[START OF Raw data]

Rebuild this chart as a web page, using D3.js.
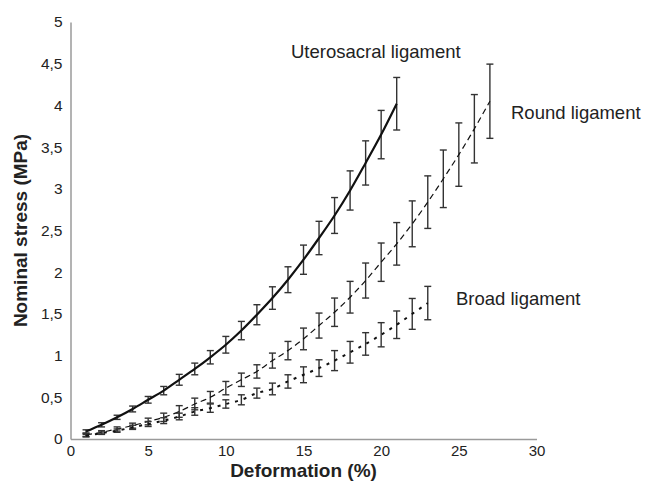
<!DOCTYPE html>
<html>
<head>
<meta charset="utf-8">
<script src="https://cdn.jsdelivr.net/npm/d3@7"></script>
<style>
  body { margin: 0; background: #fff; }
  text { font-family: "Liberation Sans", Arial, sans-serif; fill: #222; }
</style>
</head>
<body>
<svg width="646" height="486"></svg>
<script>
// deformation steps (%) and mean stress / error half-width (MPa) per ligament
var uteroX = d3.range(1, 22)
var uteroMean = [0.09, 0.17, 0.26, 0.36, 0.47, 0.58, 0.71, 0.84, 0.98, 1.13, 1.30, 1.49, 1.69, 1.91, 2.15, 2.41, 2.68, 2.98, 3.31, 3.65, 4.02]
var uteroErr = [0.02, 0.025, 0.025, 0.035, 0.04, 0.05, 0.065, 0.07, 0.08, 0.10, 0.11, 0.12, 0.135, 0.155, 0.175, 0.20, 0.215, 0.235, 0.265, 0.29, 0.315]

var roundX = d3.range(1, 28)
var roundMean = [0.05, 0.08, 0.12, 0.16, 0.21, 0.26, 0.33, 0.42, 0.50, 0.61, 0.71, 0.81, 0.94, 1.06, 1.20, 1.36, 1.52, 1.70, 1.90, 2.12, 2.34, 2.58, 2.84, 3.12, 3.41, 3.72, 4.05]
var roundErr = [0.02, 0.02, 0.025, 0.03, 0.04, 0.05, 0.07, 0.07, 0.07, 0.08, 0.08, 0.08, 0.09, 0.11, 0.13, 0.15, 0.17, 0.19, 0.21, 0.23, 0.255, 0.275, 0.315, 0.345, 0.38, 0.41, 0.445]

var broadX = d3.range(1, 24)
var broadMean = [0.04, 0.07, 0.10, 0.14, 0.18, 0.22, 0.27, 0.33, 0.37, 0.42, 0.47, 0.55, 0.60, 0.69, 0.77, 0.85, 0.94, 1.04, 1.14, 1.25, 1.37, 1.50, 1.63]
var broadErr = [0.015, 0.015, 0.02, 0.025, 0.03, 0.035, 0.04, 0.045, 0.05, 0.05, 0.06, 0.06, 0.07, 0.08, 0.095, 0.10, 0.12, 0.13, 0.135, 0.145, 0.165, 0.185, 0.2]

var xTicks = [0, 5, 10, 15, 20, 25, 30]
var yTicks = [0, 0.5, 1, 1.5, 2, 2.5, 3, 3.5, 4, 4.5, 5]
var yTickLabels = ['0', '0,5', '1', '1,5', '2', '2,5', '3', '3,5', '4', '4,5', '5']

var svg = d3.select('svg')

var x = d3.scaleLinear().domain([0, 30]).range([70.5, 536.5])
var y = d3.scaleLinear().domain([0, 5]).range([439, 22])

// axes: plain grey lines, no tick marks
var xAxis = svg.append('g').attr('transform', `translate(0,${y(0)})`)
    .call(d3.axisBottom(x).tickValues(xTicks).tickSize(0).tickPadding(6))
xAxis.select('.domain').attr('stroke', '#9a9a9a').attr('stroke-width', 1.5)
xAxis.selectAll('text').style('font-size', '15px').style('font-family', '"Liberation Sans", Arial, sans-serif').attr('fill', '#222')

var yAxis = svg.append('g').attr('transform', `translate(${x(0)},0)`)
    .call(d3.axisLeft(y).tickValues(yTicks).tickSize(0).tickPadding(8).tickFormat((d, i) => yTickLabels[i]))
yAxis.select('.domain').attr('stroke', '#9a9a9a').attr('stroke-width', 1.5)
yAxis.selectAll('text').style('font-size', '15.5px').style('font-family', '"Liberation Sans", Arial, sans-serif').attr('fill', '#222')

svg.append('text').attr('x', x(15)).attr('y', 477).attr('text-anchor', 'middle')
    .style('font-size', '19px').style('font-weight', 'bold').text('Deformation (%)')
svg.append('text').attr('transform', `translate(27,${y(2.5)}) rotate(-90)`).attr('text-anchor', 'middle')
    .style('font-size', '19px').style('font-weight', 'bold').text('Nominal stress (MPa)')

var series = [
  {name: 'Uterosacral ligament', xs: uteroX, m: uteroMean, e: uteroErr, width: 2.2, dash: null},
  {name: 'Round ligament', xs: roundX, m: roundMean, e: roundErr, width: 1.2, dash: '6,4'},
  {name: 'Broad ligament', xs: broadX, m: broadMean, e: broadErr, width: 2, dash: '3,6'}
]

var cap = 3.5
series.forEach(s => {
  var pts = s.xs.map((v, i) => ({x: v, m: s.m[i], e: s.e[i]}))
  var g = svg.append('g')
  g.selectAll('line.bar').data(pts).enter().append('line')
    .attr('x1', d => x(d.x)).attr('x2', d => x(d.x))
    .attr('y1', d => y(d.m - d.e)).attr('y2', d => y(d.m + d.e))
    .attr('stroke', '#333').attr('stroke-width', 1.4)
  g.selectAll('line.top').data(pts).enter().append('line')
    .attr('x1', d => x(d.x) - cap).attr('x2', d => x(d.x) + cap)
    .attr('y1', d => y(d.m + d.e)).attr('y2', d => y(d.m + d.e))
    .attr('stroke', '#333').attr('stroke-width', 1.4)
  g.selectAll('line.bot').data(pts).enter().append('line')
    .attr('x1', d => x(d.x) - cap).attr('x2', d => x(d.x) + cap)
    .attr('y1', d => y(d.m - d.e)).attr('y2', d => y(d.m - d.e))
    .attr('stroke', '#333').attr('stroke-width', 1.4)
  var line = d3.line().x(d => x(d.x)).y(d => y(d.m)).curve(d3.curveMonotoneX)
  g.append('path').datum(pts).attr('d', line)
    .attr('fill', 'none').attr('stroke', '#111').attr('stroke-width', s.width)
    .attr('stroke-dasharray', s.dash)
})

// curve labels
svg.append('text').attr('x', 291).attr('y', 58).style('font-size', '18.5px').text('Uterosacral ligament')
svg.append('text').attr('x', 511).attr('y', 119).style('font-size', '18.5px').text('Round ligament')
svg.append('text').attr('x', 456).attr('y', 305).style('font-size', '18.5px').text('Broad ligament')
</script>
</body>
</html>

[END OF Raw data]

Quote the data above in full, leaving out the pictures it holds.

Rebuild this chart as a web page, using D3.js.
<!DOCTYPE html>
<html>
<head>
<meta charset="utf-8">
<script src="https://cdn.jsdelivr.net/npm/d3@7"></script>
<style>
  body { margin: 0; background: #fff; }
  text { font-family: "Liberation Sans", Arial, sans-serif; fill: #222; }
</style>
</head>
<body>
<svg width="646" height="486"></svg>
<script>
// deformation steps (%) and mean stress / error half-width (MPa) per ligament
var uteroX = d3.range(1, 22)
var uteroMean = [0.09, 0.17, 0.26, 0.36, 0.47, 0.58, 0.71, 0.84, 0.98, 1.13, 1.30, 1.49, 1.69, 1.91, 2.15, 2.41, 2.68, 2.98, 3.31, 3.65, 4.02]
var uteroErr = [0.02, 0.025, 0.025, 0.035, 0.04, 0.05, 0.065, 0.07, 0.08, 0.10, 0.11, 0.12, 0.135, 0.155, 0.175, 0.20, 0.215, 0.235, 0.265, 0.29, 0.315]

var roundX = d3.range(1, 28)
var roundMean = [0.05, 0.08, 0.12, 0.16, 0.21, 0.26, 0.33, 0.42, 0.50, 0.61, 0.71, 0.81, 0.94, 1.06, 1.20, 1.36, 1.52, 1.70, 1.90, 2.12, 2.34, 2.58, 2.84, 3.12, 3.41, 3.72, 4.05]
var roundErr = [0.02, 0.02, 0.025, 0.03, 0.04, 0.05, 0.07, 0.07, 0.07, 0.08, 0.08, 0.08, 0.09, 0.11, 0.13, 0.15, 0.17, 0.19, 0.21, 0.23, 0.255, 0.275, 0.315, 0.345, 0.38, 0.41, 0.445]

var broadX = d3.range(1, 24)
var broadMean = [0.04, 0.07, 0.10, 0.14, 0.18, 0.22, 0.27, 0.33, 0.37, 0.42, 0.47, 0.55, 0.60, 0.69, 0.77, 0.85, 0.94, 1.04, 1.14, 1.25, 1.37, 1.50, 1.63]
var broadErr = [0.015, 0.015, 0.02, 0.025, 0.03, 0.035, 0.04, 0.045, 0.05, 0.05, 0.06, 0.06, 0.07, 0.08, 0.095, 0.10, 0.12, 0.13, 0.135, 0.145, 0.165, 0.185, 0.2]

var xTicks = [0, 5, 10, 15, 20, 25, 30]
var yTicks = [0, 0.5, 1, 1.5, 2, 2.5, 3, 3.5, 4, 4.5, 5]
var yTickLabels = ['0', '0,5', '1', '1,5', '2', '2,5', '3', '3,5', '4', '4,5', '5']

var svg = d3.select('svg')

var x = d3.scaleLinear().domain([0, 30]).range([70.5, 536.5])
var y = d3.scaleLinear().domain([0, 5]).range([439, 22])

// axes: plain grey lines, no tick marks
var xAxis = svg.append('g').attr('transform', `translate(0,${y(0)})`)
    .call(d3.axisBottom(x).tickValues(xTicks).tickSize(0).tickPadding(6))
xAxis.select('.domain').attr('stroke', '#9a9a9a').attr('stroke-width', 1.5)
xAxis.selectAll('text').style('font-size', '15px').style('font-family', '"Liberation Sans", Arial, sans-serif').attr('fill', '#222')

var yAxis = svg.append('g').attr('transform', `translate(${x(0)},0)`)
    .call(d3.axisLeft(y).tickValues(yTicks).tickSize(0).tickPadding(8).tickFormat((d, i) => yTickLabels[i]))
yAxis.select('.domain').attr('stroke', '#9a9a9a').attr('stroke-width', 1.5)
yAxis.selectAll('text').style('font-size', '15.5px').style('font-family', '"Liberation Sans", Arial, sans-serif').attr('fill', '#222')

svg.append('text').attr('x', x(15)).attr('y', 477).attr('text-anchor', 'middle')
    .style('font-size', '19px').style('font-weight', 'bold').text('Deformation (%)')
svg.append('text').attr('transform', `translate(27,${y(2.5)}) rotate(-90)`).attr('text-anchor', 'middle')
    .style('font-size', '19px').style('font-weight', 'bold').text('Nominal stress (MPa)')

var series = [
  {name: 'Uterosacral ligament', xs: uteroX, m: uteroMean, e: uteroErr, width: 2.2, dash: null},
  {name: 'Round ligament', xs: roundX, m: roundMean, e: roundErr, width: 1.2, dash: '6,4'},
  {name: 'Broad ligament', xs: broadX, m: broadMean, e: broadErr, width: 2, dash: '3,6'}
]

var cap = 3.5
series.forEach(s => {
  var pts = s.xs.map((v, i) => ({x: v, m: s.m[i], e: s.e[i]}))
  var g = svg.append('g')
  g.selectAll('line.bar').data(pts).enter().append('line')
    .attr('x1', d => x(d.x)).attr('x2', d => x(d.x))
    .attr('y1', d => y(d.m - d.e)).attr('y2', d => y(d.m + d.e))
    .attr('stroke', '#333').attr('stroke-width', 1.4)
  g.selectAll('line.top').data(pts).enter().append('line')
    .attr('x1', d => x(d.x) - cap).attr('x2', d => x(d.x) + cap)
    .attr('y1', d => y(d.m + d.e)).attr('y2', d => y(d.m + d.e))
    .attr('stroke', '#333').attr('stroke-width', 1.4)
  g.selectAll('line.bot').data(pts).enter().append('line')
    .attr('x1', d => x(d.x) - cap).attr('x2', d => x(d.x) + cap)
    .attr('y1', d => y(d.m - d.e)).attr('y2', d => y(d.m - d.e))
    .attr('stroke', '#333').attr('stroke-width', 1.4)
  var line = d3.line().x(d => x(d.x)).y(d => y(d.m)).curve(d3.curveMonotoneX)
  g.append('path').datum(pts).attr('d', line)
    .attr('fill', 'none').attr('stroke', '#111').attr('stroke-width', s.width)
    .attr('stroke-dasharray', s.dash)
})

// curve labels
svg.append('text').attr('x', 291).attr('y', 58).style('font-size', '18.5px').text('Uterosacral ligament')
svg.append('text').attr('x', 511).attr('y', 119).style('font-size', '18.5px').text('Round ligament')
svg.append('text').attr('x', 456).attr('y', 305).style('font-size', '18.5px').text('Broad ligament')
</script>
</body>
</html>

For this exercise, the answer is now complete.